Debe el educador centrarse en la Palabra de Dios (cuidar la formación bíblica, primero la suya propia). Y debe educar para atender a la realidad, no sólo como un principio filosófico y pedagógico, sino con medios concretos (que incluyen, por ejemplo, el estudio de la historia de la Iglesia y la edificación de la memoria histórica del cristianismo; la escucha del clamor de los pobres; y, desde ahí el impulso al espíritu de servicio y a las obras de misericordia en la vida de los cristianos y sus familias, con vistas a edificar una civilización del amor).

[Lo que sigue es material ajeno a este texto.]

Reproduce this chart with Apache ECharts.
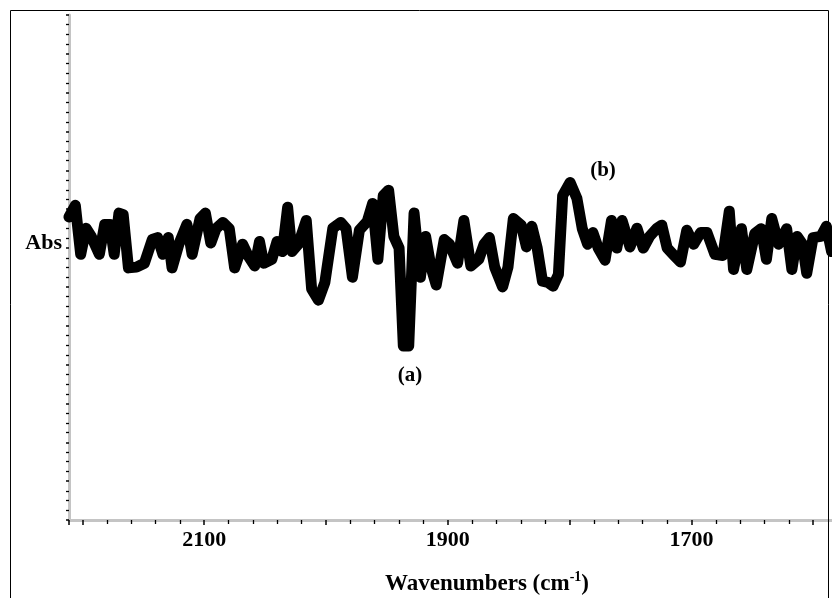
<!DOCTYPE html>
<html>
<head>
<meta charset="utf-8">
<script src="https://cdn.jsdelivr.net/npm/echarts@6/dist/echarts.min.js"></script>
<style>
html,body{margin:0;padding:0;background:#fff;}
#chart{width:832px;height:598px;}
</style>
</head>
<body>
<div id="chart"></div>
<script>
// Wavenumber (cm-1) positions
var wavenumbers = [2211.0,2205.8,2201.4,2197.0,2192.7,2186.1,2181.7,2177.4,2173.9,2170.0,2166.5,2162.2,2155.6,2149.1,2142.6,2138.2,2133.9,2129.5,2126.4,2120.8,2114.2,2109.9,2103.4,2099.0,2094.6,2090.3,2084.6,2079.4,2075.0,2068.5,2064.1,2058.5,2054.6,2051.1,2044.5,2040.2,2035.8,2031.5,2028.0,2022.7,2016.2,2011.8,2006.2,2000.9,1994.4,1987.9,1983.5,1978.3,1972.6,1966.1,1961.7,1957.4,1953.0,1948.6,1944.3,1940.0,1936.5,1932.1,1927.7,1922.5,1918.2,1913.8,1909.5,1902.9,1898.6,1892.0,1886.8,1881.1,1874.6,1870.2,1865.9,1861.5,1855.0,1850.6,1846.2,1839.7,1835.4,1831.0,1826.6,1822.3,1817.9,1813.6,1809.2,1805.7,1799.6,1794.0,1789.6,1785.2,1780.9,1776.5,1770.9,1765.6,1761.3,1756.9,1750.4,1744.7,1739.5,1734.3,1728.6,1724.3,1719.9,1714.2,1709.0,1703.8,1698.1,1692.4,1687.2,1680.7,1674.1,1668.9,1665.4,1658.9,1654.5,1648.0,1642.7,1638.4,1634.0,1628.4,1621.8,1617.5,1613.2,1608.8,1605.3,1600.1,1593.6,1589.2,1584.9];
// Absorbance (arbitrary units) at each wavenumber
var absorbance = [0.780,0.810,0.684,0.751,0.730,0.684,0.761,0.761,0.684,0.790,0.786,0.649,0.651,0.661,0.722,0.727,0.684,0.727,0.649,0.710,0.761,0.684,0.776,0.790,0.713,0.750,0.766,0.750,0.649,0.710,0.681,0.654,0.717,0.661,0.671,0.717,0.691,0.805,0.691,0.710,0.771,0.595,0.566,0.612,0.751,0.766,0.750,0.625,0.746,0.769,0.815,0.671,0.835,0.849,0.730,0.700,0.448,0.448,0.790,0.625,0.730,0.651,0.605,0.722,0.710,0.661,0.771,0.654,0.671,0.710,0.727,0.651,0.600,0.651,0.776,0.759,0.703,0.756,0.700,0.615,0.612,0.602,0.632,0.835,0.869,0.828,0.750,0.710,0.740,0.700,0.669,0.771,0.700,0.771,0.703,0.751,0.700,0.730,0.750,0.759,0.700,0.681,0.664,0.746,0.710,0.740,0.740,0.684,0.681,0.795,0.645,0.750,0.645,0.737,0.750,0.671,0.776,0.710,0.750,0.645,0.730,0.710,0.635,0.727,0.730,0.756,0.691];
// Labelled x-axis tick values
var xTickLabels = [2100, 1900, 1700];
var yAxisName = 'Abs';
var xAxisTitle = 'Wavenumbers (cm';
var xAxisTitleSup = '-1';
var peakLabels = ['(a)', '(b)'];

var seriesData = wavenumbers.map(function (w, i) { return [w, absorbance[i]]; });
var serif = '"Liberation Serif","Times New Roman",serif';

var chart = echarts.init(document.getElementById('chart'), null, {renderer: 'canvas'});
chart.setOption({
  animation: false,
  backgroundColor: '#ffffff',
  grid: {left: 69, top: 15, width: 866, height: 505, containLabel: false, outerBoundsMode: 'none'},
  xAxis: {
    type: 'value',
    inverse: true,
    min: 1500,
    max: 2211,
    interval: 100,
    axisLine: {show: true, lineStyle: {color: '#c4c4c4', width: 3}},
    axisTick: {show: true, length: 5, lineStyle: {color: '#000', width: 1.5}},
    minorTick: {show: true, splitNumber: 5, length: 4, lineStyle: {color: '#000', width: 1.3}},
    splitLine: {show: false},
    axisLabel: {
      show: true, margin: 9, color: '#000',
      fontFamily: serif, fontWeight: 'bold', fontSize: 22,
      formatter: function (v) { return xTickLabels.indexOf(v) >= 0 ? String(v) : ''; }
    }
  },
  yAxis: {
    type: 'value',
    min: 0,
    max: 1.3,
    interval: 0.1,
    axisLine: {show: true, lineStyle: {color: '#c4c4c4', width: 3}},
    axisTick: {show: true, inside: false, length: 3, lineStyle: {color: '#000', width: 1.5}},
    minorTick: {show: true, splitNumber: 4, length: 3, lineStyle: {color: '#000', width: 1.3}},
    splitLine: {show: false},
    axisLabel: {show: false}
  },
  series: [{
    type: 'line',
    data: seriesData,
    showSymbol: false,
    clip: false,
    lineStyle: {color: '#000', width: 11, cap: 'round', join: 'round'}
  }],
  graphic: [
    {type: 'rect', shape: {x: 10.5, y: 10.5, width: 818, height: 600},
     style: {fill: 'none', stroke: '#000', lineWidth: 1}, z: 100},
    {type: 'text', x: 62, y: 243,
     style: {text: yAxisName, font: 'bold 22px ' + serif, fill: '#000', textAlign: 'right', textVerticalAlign: 'middle'}},
    {type: 'text', x: 410, y: 376,
     style: {text: peakLabels[0], font: 'bold 21px ' + serif, fill: '#000', textAlign: 'center', textVerticalAlign: 'middle'}},
    {type: 'text', x: 603, y: 171,
     style: {text: peakLabels[1], font: 'bold 21px ' + serif, fill: '#000', textAlign: 'center', textVerticalAlign: 'middle'}},
    {type: 'text', x: 487, y: 583,
     style: {
       text: '{t|' + xAxisTitle + '}{s|' + xAxisTitleSup + '}{t|)}',
       textAlign: 'center', textVerticalAlign: 'middle',
       rich: {
         t: {fontFamily: serif, fontWeight: 'bold', fontSize: 23, fill: '#000', color: '#000', lineHeight: 26, verticalAlign: 'bottom'},
         s: {fontFamily: serif, fontWeight: 'bold', fontSize: 14, fill: '#000', color: '#000', lineHeight: 26, verticalAlign: 'top'}
       }
     }}
  ]
});
</script>
</body>
</html>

Desde la antropología y la ética
Por otra parte desde hace más de una década Jorge Mario Bergoglio viene apuntando que la educación en la fe no “sobrevuela” las necesidades antropológicas y éticas de la educación.

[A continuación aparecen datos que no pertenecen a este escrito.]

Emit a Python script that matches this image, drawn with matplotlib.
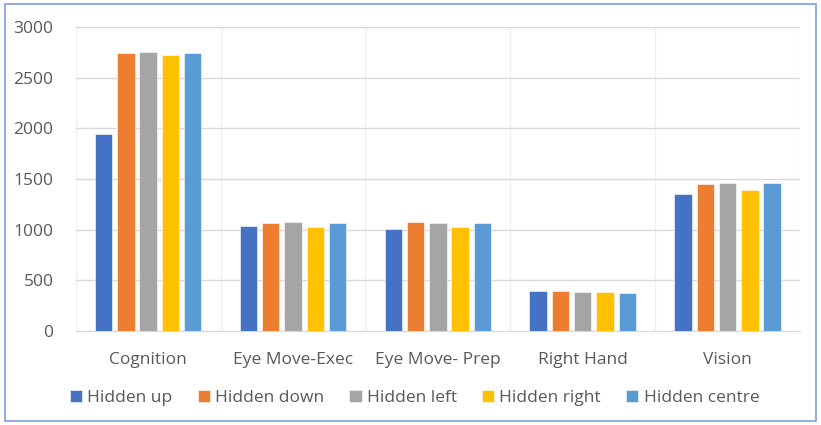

“¡Nuestro objetivo −exclamaba en la Pascua de 2004− no es sólo formar ‘individuos útiles a la sociedad’, sino educar personas que puedan transformarla!”. Para ello −proponía− hemos de educar para los frutos y no solo para los resultados, redescubrir la profunda eficiencia de la gratuidad, que no excluye sino que preside las demás eficiencias; y hemos de subrayar la excelencia de la solidaridad. Por ser parámetros de verdadera humanidad, éstos son también certificados de autenticidad del estilo cristiano en la tarea educativa.
Como educadores cristianos o cristianos educadores −agregaba el año siguiente−, hemos de “fortalecer el sentido eclesial” entre nosotros mismos, “ensayar nuevas formas de diálogo en la sociedad pluralista”, “revitalizar la dimensión específicamente teologal de nuestra motivación”.

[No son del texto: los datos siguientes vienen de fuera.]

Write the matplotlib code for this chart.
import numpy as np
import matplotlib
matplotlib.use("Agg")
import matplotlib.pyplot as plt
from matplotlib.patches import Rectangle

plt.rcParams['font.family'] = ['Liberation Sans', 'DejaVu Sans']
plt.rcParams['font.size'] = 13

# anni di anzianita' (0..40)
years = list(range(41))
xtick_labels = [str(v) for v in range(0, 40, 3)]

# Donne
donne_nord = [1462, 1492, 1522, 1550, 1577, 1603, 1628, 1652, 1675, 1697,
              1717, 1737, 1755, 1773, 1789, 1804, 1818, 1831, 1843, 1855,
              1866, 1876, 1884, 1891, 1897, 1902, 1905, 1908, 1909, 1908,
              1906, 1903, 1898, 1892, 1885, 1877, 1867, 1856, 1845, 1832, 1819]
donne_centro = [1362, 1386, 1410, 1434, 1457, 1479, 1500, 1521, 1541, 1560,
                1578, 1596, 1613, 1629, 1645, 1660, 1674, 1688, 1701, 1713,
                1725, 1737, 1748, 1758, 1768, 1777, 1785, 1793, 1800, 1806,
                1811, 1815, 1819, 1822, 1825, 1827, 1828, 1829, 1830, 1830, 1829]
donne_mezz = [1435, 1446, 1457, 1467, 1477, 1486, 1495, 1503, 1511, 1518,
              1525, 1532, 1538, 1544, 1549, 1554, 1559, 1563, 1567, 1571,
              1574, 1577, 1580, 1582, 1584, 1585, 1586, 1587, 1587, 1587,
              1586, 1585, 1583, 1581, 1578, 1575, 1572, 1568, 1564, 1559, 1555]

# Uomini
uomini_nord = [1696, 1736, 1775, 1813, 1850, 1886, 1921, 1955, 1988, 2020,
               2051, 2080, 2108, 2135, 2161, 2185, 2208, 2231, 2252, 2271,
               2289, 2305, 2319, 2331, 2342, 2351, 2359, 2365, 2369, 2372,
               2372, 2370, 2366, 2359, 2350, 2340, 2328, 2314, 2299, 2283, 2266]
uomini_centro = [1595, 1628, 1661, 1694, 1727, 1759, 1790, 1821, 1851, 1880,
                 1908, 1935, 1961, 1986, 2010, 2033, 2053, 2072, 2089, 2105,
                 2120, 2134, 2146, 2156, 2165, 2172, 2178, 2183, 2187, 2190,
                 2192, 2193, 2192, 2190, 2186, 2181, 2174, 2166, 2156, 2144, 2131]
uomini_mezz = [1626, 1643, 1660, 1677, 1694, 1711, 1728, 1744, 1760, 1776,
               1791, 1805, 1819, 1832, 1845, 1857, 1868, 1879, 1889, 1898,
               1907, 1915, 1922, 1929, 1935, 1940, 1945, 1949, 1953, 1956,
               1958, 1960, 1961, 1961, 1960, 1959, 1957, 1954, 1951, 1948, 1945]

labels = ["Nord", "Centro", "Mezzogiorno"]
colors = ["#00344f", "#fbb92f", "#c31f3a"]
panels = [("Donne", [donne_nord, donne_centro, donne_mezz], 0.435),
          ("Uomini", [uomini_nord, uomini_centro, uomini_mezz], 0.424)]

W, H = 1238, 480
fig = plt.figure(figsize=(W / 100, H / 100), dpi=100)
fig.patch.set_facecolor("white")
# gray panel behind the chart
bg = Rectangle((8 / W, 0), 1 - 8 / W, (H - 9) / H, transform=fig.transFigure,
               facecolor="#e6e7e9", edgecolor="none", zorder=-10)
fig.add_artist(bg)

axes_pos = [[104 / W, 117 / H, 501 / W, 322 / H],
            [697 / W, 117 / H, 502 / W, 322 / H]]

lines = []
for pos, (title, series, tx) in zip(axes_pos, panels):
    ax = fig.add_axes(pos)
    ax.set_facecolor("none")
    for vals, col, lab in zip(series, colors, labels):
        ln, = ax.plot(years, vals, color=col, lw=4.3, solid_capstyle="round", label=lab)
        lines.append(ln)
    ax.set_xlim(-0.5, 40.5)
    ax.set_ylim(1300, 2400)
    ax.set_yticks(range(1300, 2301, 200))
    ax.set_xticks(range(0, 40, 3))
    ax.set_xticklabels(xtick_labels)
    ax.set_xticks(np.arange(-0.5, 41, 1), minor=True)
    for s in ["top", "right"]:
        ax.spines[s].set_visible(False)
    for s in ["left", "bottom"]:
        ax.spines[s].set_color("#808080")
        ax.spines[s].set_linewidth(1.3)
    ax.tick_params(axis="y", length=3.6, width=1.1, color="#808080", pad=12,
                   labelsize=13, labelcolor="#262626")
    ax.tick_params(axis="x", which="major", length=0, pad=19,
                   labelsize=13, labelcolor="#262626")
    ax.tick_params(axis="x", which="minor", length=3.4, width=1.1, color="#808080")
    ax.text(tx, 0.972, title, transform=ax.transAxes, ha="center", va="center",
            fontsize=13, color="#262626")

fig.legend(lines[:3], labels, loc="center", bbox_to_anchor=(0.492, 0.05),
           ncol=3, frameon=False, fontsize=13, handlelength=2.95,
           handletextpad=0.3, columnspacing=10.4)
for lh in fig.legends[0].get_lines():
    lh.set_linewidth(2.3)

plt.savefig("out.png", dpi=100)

Es indudable, y concluimos, que todo esto necesita hoy por nuestra parte de conversión a la misericordia, juventud de espíritu, pasión educativa y formación permanente. Pide fortalecer la ilusión profesional, proponerse metas y acometer proyectos concretos. Precisa establecer equipos capaces de trabajar interdisciplinarmente por la educación desde la fe.
Tal es en la hora presente nuestra responsabilidad.